Toen verzoeker op het politiebureau verscheen om aangifte te doen is zijn rijbewijs ingevorderd omdat zijn gedrag er op wees, dat hij niet goed in staat was om auto te rijden. Naar aanleiding van de melding van de politie besloot het CBR op 7 september 2007 om verzoeker een onderzoek naar zijn rijgeschiktheid op te leggen. Op 1 april 2008 verzocht de politie het CBR om de melding als niet verzonden te beschouwen en de keuringsprocedure stop te zetten, omdat achteraf gezien de invordering van het rijbewijs achterwege had moeten blijven.
Verzoeker klaagt er onder meer over dat het CBR hem na de brief van 1 april 2008 toch nog heeft opgeroepen voor een medische keuring en dat het CBR zijn klacht op dit punt onvoldoende zorgvuldig en twee maanden te laat heeft afgehandeld.
De Nationale ombudsman overwoog onder meer dat de klacht niet binnen de wettelijke termijn voor klachtbehandeling was afgedaan en dat de schijn van partijdigheid was gewekt door de directe betrokkenheid bij de behandeling van de klacht door medewerkers van de afdeling met het mandaat tot het besluiten over medische onderzoeken.

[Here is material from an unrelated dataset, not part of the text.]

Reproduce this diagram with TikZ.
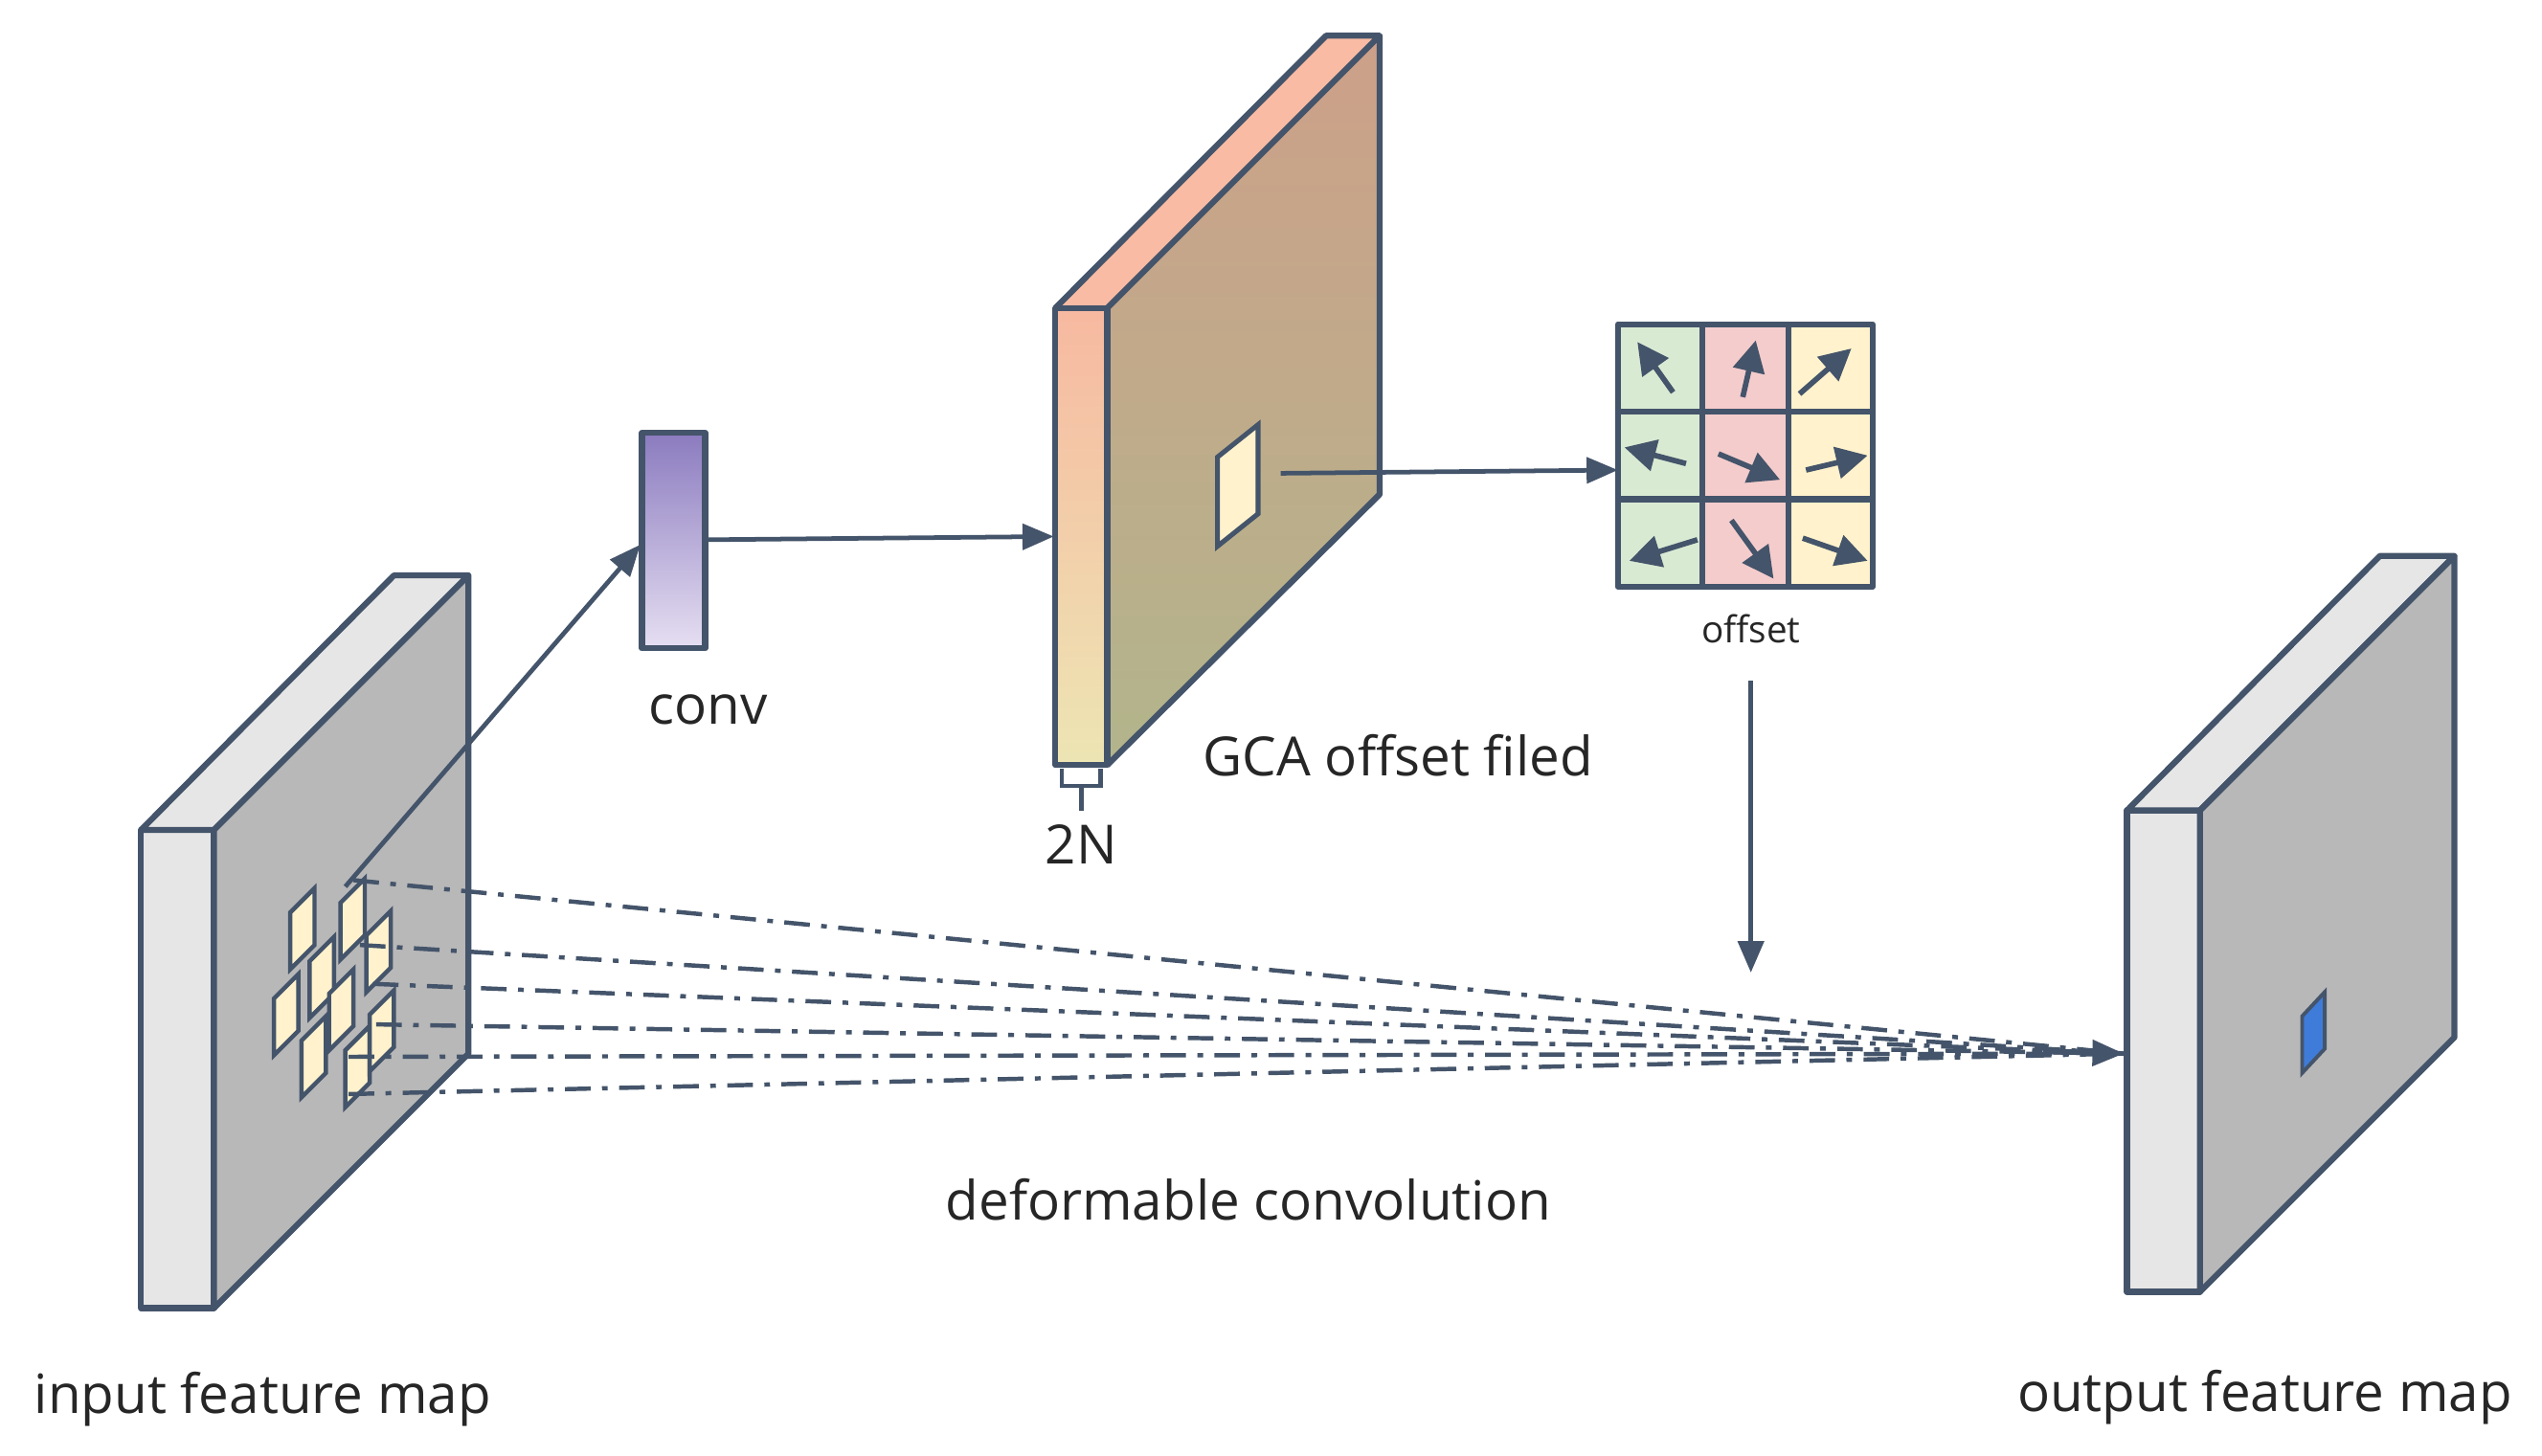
\documentclass[tikz,border=0pt]{standalone}
\usepackage{fontspec}
\setmainfont{Open Sans}
\usetikzlibrary{arrows.meta}
\definecolor{ln}{HTML}{44546A}
\definecolor{fg}{HTML}{E6E6E6}
\definecolor{sg}{HTML}{B8B8B8}
\definecolor{py}{HTML}{FFF2CC}
\definecolor{cg}{HTML}{D9EAD3}
\definecolor{cr}{HTML}{F4CCCC}
\definecolor{gft}{HTML}{F7B9A1}
\definecolor{gfb}{HTML}{EDE5B3}
\definecolor{gtp}{HTML}{F9BBA4}
\definecolor{gst}{HTML}{CDA089}
\definecolor{gsb}{HTML}{B2B58B}
\definecolor{cvt}{HTML}{8B7BBF}
\definecolor{cvb}{HTML}{E6DFF2}
\definecolor{bp}{HTML}{3F7BD9}
\begin{document}
\begin{tikzpicture}[x=0.02cm,y=-0.02cm,
  edge/.style={draw=ln,line width=2.1pt,line join=round},
  arr/.style={ln,line width=1.6pt,-{Triangle[length=11pt,width=9pt]}},
  garr/.style={ln,line width=1.9pt,-{Triangle[length=11pt,width=11pt]}},
  dd/.style={ln,line width=1.5pt,dash pattern=on 9pt off 4pt on 2pt off 4pt},
  lbl/.style={font=\fontsize{19}{22}\selectfont,text=black!85}]
\useasboundingbox (0,0) rectangle (1568,898);
% input map
\path[edge,fill=fg] (87,512) rectangle (132,807);
\path[edge,fill=fg] (87,512)--(243,355)--(289,355)--(132,512)--cycle;
\path[edge,fill=sg] (132,512)--(289,355)--(289,650)--(132,807)--cycle;
\foreach \x/\yb in {179/598,210/592,226/612,169/651,191/628,203/648,186/677,213/683,228/661}{
  \path[draw=ln,line width=1.5pt,fill=py] (\x,\yb)--(\x,\yb-35)--(\x+15,\yb-50)--(\x+15,\yb-15)--cycle;}
% output map
\path[edge,fill=fg] (1312,500) rectangle (1357,797);
\path[edge,fill=fg] (1312,500)--(1468,343)--(1514,343)--(1357,500)--cycle;
\path[edge,fill=sg] (1357,500)--(1514,343)--(1514,640)--(1357,797)--cycle;
\path[draw=ln,line width=1.3pt,fill=bp] (1420,662)--(1420,627)--(1434,612)--(1434,647)--cycle;
% dash-dot lines
\coordinate (tgt) at (1310,650);
\foreach \y/\x in {543/218,583/222,607/230,632/232,652/215,675/215}{
  \draw[dd] (\x,\y) -- (tgt);}
\draw[arr] (1260,649) -- (tgt);
% conv
\shade[top color=cvt,bottom color=cvb] (396,267) rectangle (435,400);
\draw[edge] (396,267) rectangle (435,400);
\coordinate (convL) at (395,336);
\coordinate (convR) at (436,333);
\coordinate (inS) at (213,547);
\draw[arr] (inS) -- (convL);
\node[lbl] (conv) at (437,438) {conv};
% GCA block
\shade[top color=gft,bottom color=gfb] (651,190) rectangle (683,472);
\fill[gtp] (651,190)--(818,22)--(851,22)--(683,190)--cycle;
\shade[top color=gst,bottom color=gsb] (683,190)--(851,22)--(851,305)--(683,472)--cycle;
\draw[edge] (651,190) rectangle (683,472);
\draw[edge] (651,190)--(818,22)--(851,22)--(683,190);
\draw[edge] (851,22)--(851,305)--(683,472);
\draw[ln,line width=1.5pt] (655,474)--(655,485)--(679,485)--(679,474) (667,485)--(667,500);
\node[lbl] (n2) at (667,521) {2N};
\node[lbl,anchor=west] (gca) at (736,466) {GCA offset filed};
\coordinate (gcaL) at (650,331);
\draw[arr] (convR) -- (gcaL);
\path[draw=ln,line width=1.7pt,fill=py] (751,337)--(751,282)--(776,262)--(776,317)--cycle;
\coordinate (pS) at (790,292);
\coordinate (gridL) at (998,290);
\draw[arr] (pS) -- (gridL);
% offset grid
\fill[cg] (998,200) rectangle (1050,362);
\fill[cr] (1050,200) rectangle (1103,362);
\fill[py] (1103,200) rectangle (1155,362);
\draw[edge] (998,200) rectangle (1155,362);
\draw[edge] (1050,200)--(1050,362) (1103,200)--(1103,362) (998,254)--(1155,254) (998,308)--(1155,308);
\foreach \a/\b/\c/\d in {1032/242/1010/211, 1075/245/1083/210, 1110/243/1142/215,
  1040/286/1002/276, 1060/280/1098/296, 1114/290/1152/281,
  1047/333/1005/346, 1068/321/1094/357, 1112/332/1152/346}{
  \draw[garr] (\a,\b) -- (\c,\d);}
\node[font=\fontsize{13}{15}\selectfont,text=black!85] (off) at (1080,388) {offset};
\coordinate (dS) at (1080,420);
\coordinate (dE) at (1080,600);
\draw[arr] (dS) -- (dE);
\node[lbl] (dc) at (770,740) {deformable convolution};
\node[lbl] (inl) at (162,863) {input feature map};
\node[lbl] (outl) at (1397,862) {output feature map};
\end{tikzpicture}
\end{document}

De Nationale ombudsman oordeelde de klacht gegrond ten aanzien van:
- de termijnoverschrijding wegens strijd met het vereiste van voortvarendheid;
- de betrokkenheid van medewerkers van de afdeling waar de klacht betrekking op heeft wegens strijd met het vereiste van vooringenomenheid;
- het alsnog overgaan tot een onderzoek wegens strijd met het redelijkheidsvereiste.
De Nationale ombudsman gaf het CBR in overweging om de interne klachtenverordening en de mandaatregeling aan te passen.